What you are asked to do: Check each line of the listing below for the string "with", and copy the ones that have it.

###

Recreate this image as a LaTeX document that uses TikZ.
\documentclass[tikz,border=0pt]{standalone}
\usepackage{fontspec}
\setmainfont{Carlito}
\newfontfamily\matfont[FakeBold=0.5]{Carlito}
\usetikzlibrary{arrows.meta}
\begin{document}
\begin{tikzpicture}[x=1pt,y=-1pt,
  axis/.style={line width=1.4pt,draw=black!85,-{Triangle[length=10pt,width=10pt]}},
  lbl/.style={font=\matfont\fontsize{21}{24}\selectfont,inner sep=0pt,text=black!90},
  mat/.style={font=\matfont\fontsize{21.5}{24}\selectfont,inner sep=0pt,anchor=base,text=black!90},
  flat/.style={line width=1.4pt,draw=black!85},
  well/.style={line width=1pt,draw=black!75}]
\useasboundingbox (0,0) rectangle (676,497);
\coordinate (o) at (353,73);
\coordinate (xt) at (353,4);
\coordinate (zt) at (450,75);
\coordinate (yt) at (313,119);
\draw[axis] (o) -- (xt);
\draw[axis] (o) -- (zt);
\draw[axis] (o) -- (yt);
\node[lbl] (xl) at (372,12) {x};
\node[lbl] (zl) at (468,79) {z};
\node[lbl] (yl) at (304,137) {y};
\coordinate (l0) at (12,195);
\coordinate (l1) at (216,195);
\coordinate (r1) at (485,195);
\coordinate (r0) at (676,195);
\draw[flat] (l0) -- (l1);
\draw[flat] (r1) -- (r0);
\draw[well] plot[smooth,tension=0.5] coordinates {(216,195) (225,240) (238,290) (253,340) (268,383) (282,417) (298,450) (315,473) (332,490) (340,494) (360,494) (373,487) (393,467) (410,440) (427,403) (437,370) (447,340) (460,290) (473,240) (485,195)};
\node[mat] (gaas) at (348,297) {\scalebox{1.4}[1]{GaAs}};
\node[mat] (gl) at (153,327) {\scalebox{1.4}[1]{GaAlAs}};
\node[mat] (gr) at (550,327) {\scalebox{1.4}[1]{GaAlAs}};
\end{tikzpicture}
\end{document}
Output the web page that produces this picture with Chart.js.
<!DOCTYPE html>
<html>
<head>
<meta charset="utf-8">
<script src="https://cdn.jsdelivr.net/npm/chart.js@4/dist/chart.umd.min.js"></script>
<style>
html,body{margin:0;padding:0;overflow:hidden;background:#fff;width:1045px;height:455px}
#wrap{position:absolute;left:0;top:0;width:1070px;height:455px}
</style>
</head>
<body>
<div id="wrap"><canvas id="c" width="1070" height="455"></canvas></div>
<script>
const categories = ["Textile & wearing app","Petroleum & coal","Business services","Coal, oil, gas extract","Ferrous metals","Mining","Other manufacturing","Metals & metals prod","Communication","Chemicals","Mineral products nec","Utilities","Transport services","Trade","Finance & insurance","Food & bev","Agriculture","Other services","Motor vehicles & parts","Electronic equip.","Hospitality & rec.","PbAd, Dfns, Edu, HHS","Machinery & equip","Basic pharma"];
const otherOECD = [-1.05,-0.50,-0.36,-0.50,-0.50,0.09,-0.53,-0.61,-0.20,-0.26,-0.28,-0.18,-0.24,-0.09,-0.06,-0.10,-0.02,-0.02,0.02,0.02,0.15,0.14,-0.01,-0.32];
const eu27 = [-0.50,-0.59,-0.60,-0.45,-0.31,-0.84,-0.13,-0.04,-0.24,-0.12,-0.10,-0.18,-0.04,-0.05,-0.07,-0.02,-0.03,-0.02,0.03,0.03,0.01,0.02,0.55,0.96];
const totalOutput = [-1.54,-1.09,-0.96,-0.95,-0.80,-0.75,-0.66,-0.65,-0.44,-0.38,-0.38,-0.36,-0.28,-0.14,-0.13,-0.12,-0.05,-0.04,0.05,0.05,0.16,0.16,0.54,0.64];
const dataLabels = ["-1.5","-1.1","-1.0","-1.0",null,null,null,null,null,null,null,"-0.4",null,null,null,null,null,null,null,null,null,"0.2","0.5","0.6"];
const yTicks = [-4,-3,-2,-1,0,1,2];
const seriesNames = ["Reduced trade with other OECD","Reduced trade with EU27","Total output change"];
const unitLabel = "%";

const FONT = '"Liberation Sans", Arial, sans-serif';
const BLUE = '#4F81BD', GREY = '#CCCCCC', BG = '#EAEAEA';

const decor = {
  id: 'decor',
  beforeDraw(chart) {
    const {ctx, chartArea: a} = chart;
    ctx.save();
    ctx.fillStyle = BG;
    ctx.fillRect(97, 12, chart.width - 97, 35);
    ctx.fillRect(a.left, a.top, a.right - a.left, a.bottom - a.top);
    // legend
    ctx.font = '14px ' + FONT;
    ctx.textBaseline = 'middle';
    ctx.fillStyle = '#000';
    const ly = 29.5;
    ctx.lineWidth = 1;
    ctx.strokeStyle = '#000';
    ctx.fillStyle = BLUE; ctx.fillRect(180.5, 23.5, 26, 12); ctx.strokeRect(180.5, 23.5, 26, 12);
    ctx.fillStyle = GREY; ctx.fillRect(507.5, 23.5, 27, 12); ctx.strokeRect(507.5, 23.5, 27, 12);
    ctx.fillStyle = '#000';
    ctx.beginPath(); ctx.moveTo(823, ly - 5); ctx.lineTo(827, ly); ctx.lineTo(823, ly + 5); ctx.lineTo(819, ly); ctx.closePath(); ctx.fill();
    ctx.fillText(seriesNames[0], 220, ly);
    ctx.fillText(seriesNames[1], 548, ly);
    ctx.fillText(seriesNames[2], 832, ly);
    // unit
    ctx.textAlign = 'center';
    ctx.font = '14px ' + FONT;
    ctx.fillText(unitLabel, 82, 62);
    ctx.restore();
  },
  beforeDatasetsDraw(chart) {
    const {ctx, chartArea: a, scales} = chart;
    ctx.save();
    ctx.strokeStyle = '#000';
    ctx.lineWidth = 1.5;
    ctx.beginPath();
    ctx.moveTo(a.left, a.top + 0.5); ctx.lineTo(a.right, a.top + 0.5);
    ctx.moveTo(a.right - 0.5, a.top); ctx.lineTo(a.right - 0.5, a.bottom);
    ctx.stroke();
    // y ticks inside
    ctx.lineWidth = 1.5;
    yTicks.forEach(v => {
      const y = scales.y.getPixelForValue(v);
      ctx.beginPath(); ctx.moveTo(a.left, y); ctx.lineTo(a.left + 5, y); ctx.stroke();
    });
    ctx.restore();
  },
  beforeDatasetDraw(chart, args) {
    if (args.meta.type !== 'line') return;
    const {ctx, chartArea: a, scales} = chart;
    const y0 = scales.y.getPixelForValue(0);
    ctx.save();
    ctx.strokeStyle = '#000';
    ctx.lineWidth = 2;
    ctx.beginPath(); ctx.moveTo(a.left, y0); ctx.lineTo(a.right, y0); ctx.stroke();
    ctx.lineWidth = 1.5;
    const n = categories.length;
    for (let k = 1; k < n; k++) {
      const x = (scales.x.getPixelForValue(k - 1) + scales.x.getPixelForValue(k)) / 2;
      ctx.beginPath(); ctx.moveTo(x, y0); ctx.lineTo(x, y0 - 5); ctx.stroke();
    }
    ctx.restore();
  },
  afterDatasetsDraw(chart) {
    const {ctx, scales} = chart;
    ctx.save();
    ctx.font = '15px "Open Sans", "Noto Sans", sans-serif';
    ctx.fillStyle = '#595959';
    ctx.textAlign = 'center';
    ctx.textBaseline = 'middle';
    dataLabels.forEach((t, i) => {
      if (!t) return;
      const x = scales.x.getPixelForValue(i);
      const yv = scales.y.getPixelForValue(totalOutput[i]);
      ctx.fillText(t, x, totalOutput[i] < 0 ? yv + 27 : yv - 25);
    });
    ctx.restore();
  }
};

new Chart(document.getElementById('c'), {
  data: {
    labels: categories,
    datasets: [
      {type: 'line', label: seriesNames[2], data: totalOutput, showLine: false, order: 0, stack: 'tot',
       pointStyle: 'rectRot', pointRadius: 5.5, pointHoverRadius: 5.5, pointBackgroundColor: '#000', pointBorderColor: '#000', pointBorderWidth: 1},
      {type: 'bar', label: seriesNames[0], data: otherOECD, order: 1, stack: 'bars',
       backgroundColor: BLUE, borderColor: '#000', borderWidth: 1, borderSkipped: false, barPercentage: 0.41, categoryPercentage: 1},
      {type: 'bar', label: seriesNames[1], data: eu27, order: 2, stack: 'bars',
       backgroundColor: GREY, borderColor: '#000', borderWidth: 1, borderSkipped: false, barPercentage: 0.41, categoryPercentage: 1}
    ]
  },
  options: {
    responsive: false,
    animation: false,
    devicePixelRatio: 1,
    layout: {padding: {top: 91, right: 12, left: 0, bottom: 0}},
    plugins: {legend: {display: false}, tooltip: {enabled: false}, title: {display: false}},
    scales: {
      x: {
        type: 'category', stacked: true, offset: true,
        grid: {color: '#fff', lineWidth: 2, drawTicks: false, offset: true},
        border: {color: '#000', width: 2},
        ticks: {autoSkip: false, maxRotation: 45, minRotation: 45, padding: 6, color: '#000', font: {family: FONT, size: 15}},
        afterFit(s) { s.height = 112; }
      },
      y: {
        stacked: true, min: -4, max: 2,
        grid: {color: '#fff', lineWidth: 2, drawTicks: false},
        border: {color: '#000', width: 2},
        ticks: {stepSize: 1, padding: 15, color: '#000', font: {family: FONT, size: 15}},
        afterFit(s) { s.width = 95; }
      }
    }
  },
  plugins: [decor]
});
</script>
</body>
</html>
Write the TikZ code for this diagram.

###

Result for this exercise:
Output the web page that produces this picture with Chart.js.
const seriesNames = ["Reduced trade with other OECD","Reduced trade with EU27","Total output change"];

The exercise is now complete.